== Listed entries

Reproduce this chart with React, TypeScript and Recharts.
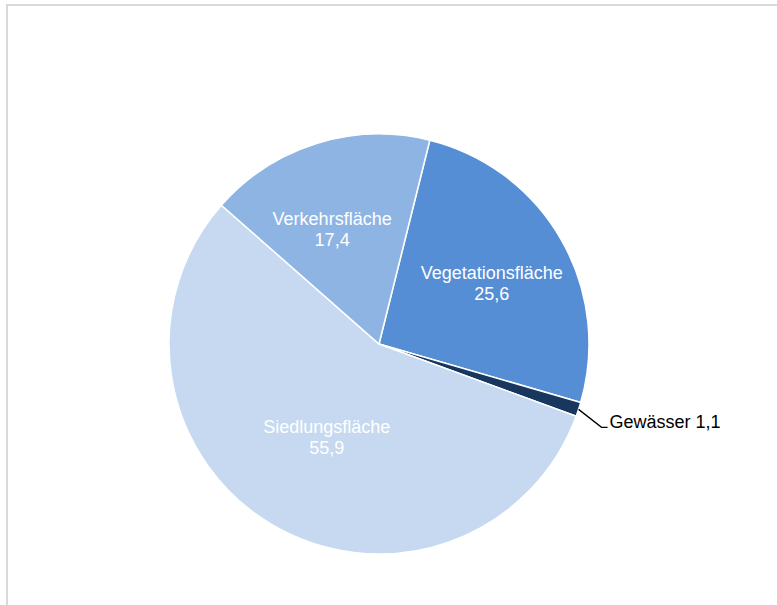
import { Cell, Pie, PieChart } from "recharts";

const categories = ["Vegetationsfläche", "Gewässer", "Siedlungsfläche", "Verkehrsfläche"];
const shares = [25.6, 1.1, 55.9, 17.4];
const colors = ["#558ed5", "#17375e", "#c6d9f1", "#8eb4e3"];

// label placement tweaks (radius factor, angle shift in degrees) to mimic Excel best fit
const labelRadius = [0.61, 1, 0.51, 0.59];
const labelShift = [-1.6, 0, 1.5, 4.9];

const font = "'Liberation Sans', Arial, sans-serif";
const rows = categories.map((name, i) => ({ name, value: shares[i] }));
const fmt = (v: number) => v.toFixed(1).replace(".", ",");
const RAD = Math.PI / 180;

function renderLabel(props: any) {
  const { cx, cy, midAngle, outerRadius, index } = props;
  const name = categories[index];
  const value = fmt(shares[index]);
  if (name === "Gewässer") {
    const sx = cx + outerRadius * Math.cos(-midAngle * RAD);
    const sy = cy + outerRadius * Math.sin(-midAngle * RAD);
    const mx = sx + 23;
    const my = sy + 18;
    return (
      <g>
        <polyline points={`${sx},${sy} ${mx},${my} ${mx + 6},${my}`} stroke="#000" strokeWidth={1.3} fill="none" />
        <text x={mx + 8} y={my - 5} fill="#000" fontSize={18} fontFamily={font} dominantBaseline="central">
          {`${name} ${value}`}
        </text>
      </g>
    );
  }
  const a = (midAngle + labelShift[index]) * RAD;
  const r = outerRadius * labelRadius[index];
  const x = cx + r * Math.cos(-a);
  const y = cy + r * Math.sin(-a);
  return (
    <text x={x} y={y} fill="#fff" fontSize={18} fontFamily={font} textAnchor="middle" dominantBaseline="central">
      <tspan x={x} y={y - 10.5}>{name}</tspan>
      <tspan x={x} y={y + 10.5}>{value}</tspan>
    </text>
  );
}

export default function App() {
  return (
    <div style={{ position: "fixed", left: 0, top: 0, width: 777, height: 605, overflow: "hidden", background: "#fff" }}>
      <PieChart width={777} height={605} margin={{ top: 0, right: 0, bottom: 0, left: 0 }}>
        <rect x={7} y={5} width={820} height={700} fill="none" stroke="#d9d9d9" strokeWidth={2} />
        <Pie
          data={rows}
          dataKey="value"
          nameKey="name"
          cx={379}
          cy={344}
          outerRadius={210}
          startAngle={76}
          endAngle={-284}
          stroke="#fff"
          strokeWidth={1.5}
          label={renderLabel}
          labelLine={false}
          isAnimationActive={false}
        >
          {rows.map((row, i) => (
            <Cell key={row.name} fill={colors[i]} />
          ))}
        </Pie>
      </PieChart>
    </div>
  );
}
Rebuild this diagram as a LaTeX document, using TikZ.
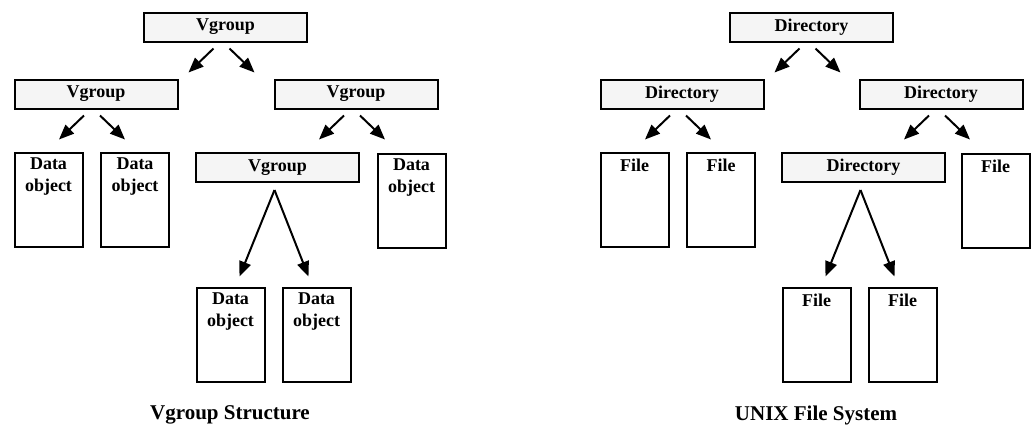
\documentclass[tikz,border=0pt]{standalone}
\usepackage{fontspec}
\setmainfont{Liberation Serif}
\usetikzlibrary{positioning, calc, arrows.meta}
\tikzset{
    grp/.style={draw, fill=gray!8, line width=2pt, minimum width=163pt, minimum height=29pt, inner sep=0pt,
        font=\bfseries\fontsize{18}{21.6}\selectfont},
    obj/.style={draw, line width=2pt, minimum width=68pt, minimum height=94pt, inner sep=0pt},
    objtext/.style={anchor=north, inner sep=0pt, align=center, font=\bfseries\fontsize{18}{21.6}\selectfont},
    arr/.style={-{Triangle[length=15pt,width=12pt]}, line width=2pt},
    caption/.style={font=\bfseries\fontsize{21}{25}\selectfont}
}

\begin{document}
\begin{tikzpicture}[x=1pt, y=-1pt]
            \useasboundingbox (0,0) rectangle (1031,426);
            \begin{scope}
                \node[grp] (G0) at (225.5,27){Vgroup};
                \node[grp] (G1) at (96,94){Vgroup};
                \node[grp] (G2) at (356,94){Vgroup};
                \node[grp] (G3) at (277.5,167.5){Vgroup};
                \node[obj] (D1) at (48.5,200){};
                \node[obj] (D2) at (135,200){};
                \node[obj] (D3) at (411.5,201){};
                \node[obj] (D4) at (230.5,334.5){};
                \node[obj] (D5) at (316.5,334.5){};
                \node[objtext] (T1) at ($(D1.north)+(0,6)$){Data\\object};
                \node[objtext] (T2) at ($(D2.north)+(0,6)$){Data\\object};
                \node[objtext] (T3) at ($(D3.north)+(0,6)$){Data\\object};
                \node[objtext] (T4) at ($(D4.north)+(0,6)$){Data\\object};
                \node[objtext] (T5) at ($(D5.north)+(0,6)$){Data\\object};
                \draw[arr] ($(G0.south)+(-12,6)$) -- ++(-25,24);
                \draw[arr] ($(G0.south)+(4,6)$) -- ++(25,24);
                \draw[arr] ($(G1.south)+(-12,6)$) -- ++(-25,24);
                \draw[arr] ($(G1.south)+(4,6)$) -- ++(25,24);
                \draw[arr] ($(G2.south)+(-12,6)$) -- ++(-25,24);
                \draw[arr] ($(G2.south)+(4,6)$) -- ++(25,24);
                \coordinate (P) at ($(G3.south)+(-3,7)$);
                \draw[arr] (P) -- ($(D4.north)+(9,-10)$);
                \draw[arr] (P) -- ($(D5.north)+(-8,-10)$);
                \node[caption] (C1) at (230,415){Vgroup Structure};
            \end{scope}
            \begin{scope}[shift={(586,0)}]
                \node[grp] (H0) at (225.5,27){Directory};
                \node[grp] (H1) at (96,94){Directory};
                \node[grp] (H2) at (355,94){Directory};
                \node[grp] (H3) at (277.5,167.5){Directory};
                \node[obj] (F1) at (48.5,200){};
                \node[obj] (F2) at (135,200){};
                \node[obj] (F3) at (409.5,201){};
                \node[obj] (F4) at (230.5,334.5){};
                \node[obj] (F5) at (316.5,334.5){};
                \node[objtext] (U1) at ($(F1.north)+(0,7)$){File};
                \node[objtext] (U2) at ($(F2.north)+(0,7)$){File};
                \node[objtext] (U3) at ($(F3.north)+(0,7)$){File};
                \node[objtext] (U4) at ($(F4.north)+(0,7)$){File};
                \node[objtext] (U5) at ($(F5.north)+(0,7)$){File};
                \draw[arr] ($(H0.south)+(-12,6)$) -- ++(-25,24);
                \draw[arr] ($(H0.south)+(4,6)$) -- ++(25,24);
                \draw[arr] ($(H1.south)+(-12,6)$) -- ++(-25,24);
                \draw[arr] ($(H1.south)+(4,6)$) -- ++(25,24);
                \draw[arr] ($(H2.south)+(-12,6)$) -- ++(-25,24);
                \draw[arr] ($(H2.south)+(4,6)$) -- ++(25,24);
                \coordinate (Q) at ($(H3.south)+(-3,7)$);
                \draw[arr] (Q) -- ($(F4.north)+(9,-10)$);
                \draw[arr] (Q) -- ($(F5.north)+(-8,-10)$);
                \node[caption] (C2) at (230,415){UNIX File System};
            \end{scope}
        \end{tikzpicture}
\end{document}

====

**Goal:** Exclude the images, then output the data above word for word.

**Finished answer:**
Reproduce this chart with React, TypeScript and Recharts.
import { Cell, Pie, PieChart } from "recharts";

const categories = ["Vegetationsfläche", "Gewässer", "Siedlungsfläche", "Verkehrsfläche"];
const shares = [25.6, 1.1, 55.9, 17.4];
const colors = ["#558ed5", "#17375e", "#c6d9f1", "#8eb4e3"];

// label placement tweaks (radius factor, angle shift in degrees) to mimic Excel best fit
const labelRadius = [0.61, 1, 0.51, 0.59];
const labelShift = [-1.6, 0, 1.5, 4.9];

const font = "'Liberation Sans', Arial, sans-serif";
const rows = categories.map((name, i) => ({ name, value: shares[i] }));
const fmt = (v: number) => v.toFixed(1).replace(".", ",");
const RAD = Math.PI / 180;

function renderLabel(props: any) {
  const { cx, cy, midAngle, outerRadius, index } = props;
  const name = categories[index];
  const value = fmt(shares[index]);
  if (name === "Gewässer") {
    const sx = cx + outerRadius * Math.cos(-midAngle * RAD);
    const sy = cy + outerRadius * Math.sin(-midAngle * RAD);
    const mx = sx + 23;
    const my = sy + 18;
    return (
      <g>
        <polyline points={`${sx},${sy} ${mx},${my} ${mx + 6},${my}`} stroke="#000" strokeWidth={1.3} fill="none" />
        <text x={mx + 8} y={my - 5} fill="#000" fontSize={18} fontFamily={font} dominantBaseline="central">
          {`${name} ${value}`}
        </text>
      </g>
    );
  }
  const a = (midAngle + labelShift[index]) * RAD;
  const r = outerRadius * labelRadius[index];
  const x = cx + r * Math.cos(-a);
  const y = cy + r * Math.sin(-a);
  return (
    <text x={x} y={y} fill="#fff" fontSize={18} fontFamily={font} textAnchor="middle" dominantBaseline="central">
      <tspan x={x} y={y - 10.5}>{name}</tspan>
      <tspan x={x} y={y + 10.5}>{value}</tspan>
    </text>
  );
}

export default function App() {
  return (
    <div style={{ position: "fixed", left: 0, top: 0, width: 777, height: 605, overflow: "hidden", background: "#fff" }}>
      <PieChart width={777} height={605} margin={{ top: 0, right: 0, bottom: 0, left: 0 }}>
        <rect x={7} y={5} width={820} height={700} fill="none" stroke="#d9d9d9" strokeWidth={2} />
        <Pie
          data={rows}
          dataKey="value"
          nameKey="name"
          cx={379}
          cy={344}
          outerRadius={210}
          startAngle={76}
          endAngle={-284}
          stroke="#fff"
          strokeWidth={1.5}
          label={renderLabel}
          labelLine={false}
          isAnimationActive={false}
        >
          {rows.map((row, i) => (
            <Cell key={row.name} fill={colors[i]} />
          ))}
        </Pie>
      </PieChart>
    </div>
  );
}
Rebuild this diagram as a LaTeX document, using TikZ.
\documentclass[tikz,border=0pt]{standalone}
\usepackage{fontspec}
\setmainfont{Liberation Serif}
\usetikzlibrary{positioning, calc, arrows.meta}
\tikzset{
    grp/.style={draw, fill=gray!8, line width=2pt, minimum width=163pt, minimum height=29pt, inner sep=0pt,
        font=\bfseries\fontsize{18}{21.6}\selectfont},
    obj/.style={draw, line width=2pt, minimum width=68pt, minimum height=94pt, inner sep=0pt},
    objtext/.style={anchor=north, inner sep=0pt, align=center, font=\bfseries\fontsize{18}{21.6}\selectfont},
    arr/.style={-{Triangle[length=15pt,width=12pt]}, line width=2pt},
    caption/.style={font=\bfseries\fontsize{21}{25}\selectfont}
}

\begin{document}
\begin{tikzpicture}[x=1pt, y=-1pt]
            \useasboundingbox (0,0) rectangle (1031,426);
            \begin{scope}
                \node[grp] (G0) at (225.5,27){Vgroup};
                \node[grp] (G1) at (96,94){Vgroup};
                \node[grp] (G2) at (356,94){Vgroup};
                \node[grp] (G3) at (277.5,167.5){Vgroup};
                \node[obj] (D1) at (48.5,200){};
                \node[obj] (D2) at (135,200){};
                \node[obj] (D3) at (411.5,201){};
                \node[obj] (D4) at (230.5,334.5){};
                \node[obj] (D5) at (316.5,334.5){};
                \node[objtext] (T1) at ($(D1.north)+(0,6)$){Data\\object};
                \node[objtext] (T2) at ($(D2.north)+(0,6)$){Data\\object};
                \node[objtext] (T3) at ($(D3.north)+(0,6)$){Data\\object};
                \node[objtext] (T4) at ($(D4.north)+(0,6)$){Data\\object};
                \node[objtext] (T5) at ($(D5.north)+(0,6)$){Data\\object};
                \draw[arr] ($(G0.south)+(-12,6)$) -- ++(-25,24);
                \draw[arr] ($(G0.south)+(4,6)$) -- ++(25,24);
                \draw[arr] ($(G1.south)+(-12,6)$) -- ++(-25,24);
                \draw[arr] ($(G1.south)+(4,6)$) -- ++(25,24);
                \draw[arr] ($(G2.south)+(-12,6)$) -- ++(-25,24);
                \draw[arr] ($(G2.south)+(4,6)$) -- ++(25,24);
                \coordinate (P) at ($(G3.south)+(-3,7)$);
                \draw[arr] (P) -- ($(D4.north)+(9,-10)$);
                \draw[arr] (P) -- ($(D5.north)+(-8,-10)$);
                \node[caption] (C1) at (230,415){Vgroup Structure};
            \end{scope}
            \begin{scope}[shift={(586,0)}]
                \node[grp] (H0) at (225.5,27){Directory};
                \node[grp] (H1) at (96,94){Directory};
                \node[grp] (H2) at (355,94){Directory};
                \node[grp] (H3) at (277.5,167.5){Directory};
                \node[obj] (F1) at (48.5,200){};
                \node[obj] (F2) at (135,200){};
                \node[obj] (F3) at (409.5,201){};
                \node[obj] (F4) at (230.5,334.5){};
                \node[obj] (F5) at (316.5,334.5){};
                \node[objtext] (U1) at ($(F1.north)+(0,7)$){File};
                \node[objtext] (U2) at ($(F2.north)+(0,7)$){File};
                \node[objtext] (U3) at ($(F3.north)+(0,7)$){File};
                \node[objtext] (U4) at ($(F4.north)+(0,7)$){File};
                \node[objtext] (U5) at ($(F5.north)+(0,7)$){File};
                \draw[arr] ($(H0.south)+(-12,6)$) -- ++(-25,24);
                \draw[arr] ($(H0.south)+(4,6)$) -- ++(25,24);
                \draw[arr] ($(H1.south)+(-12,6)$) -- ++(-25,24);
                \draw[arr] ($(H1.south)+(4,6)$) -- ++(25,24);
                \draw[arr] ($(H2.south)+(-12,6)$) -- ++(-25,24);
                \draw[arr] ($(H2.south)+(4,6)$) -- ++(25,24);
                \coordinate (Q) at ($(H3.south)+(-3,7)$);
                \draw[arr] (Q) -- ($(F4.north)+(9,-10)$);
                \draw[arr] (Q) -- ($(F5.north)+(-8,-10)$);
                \node[caption] (C2) at (230,415){UNIX File System};
            \end{scope}
        \end{tikzpicture}
\end{document}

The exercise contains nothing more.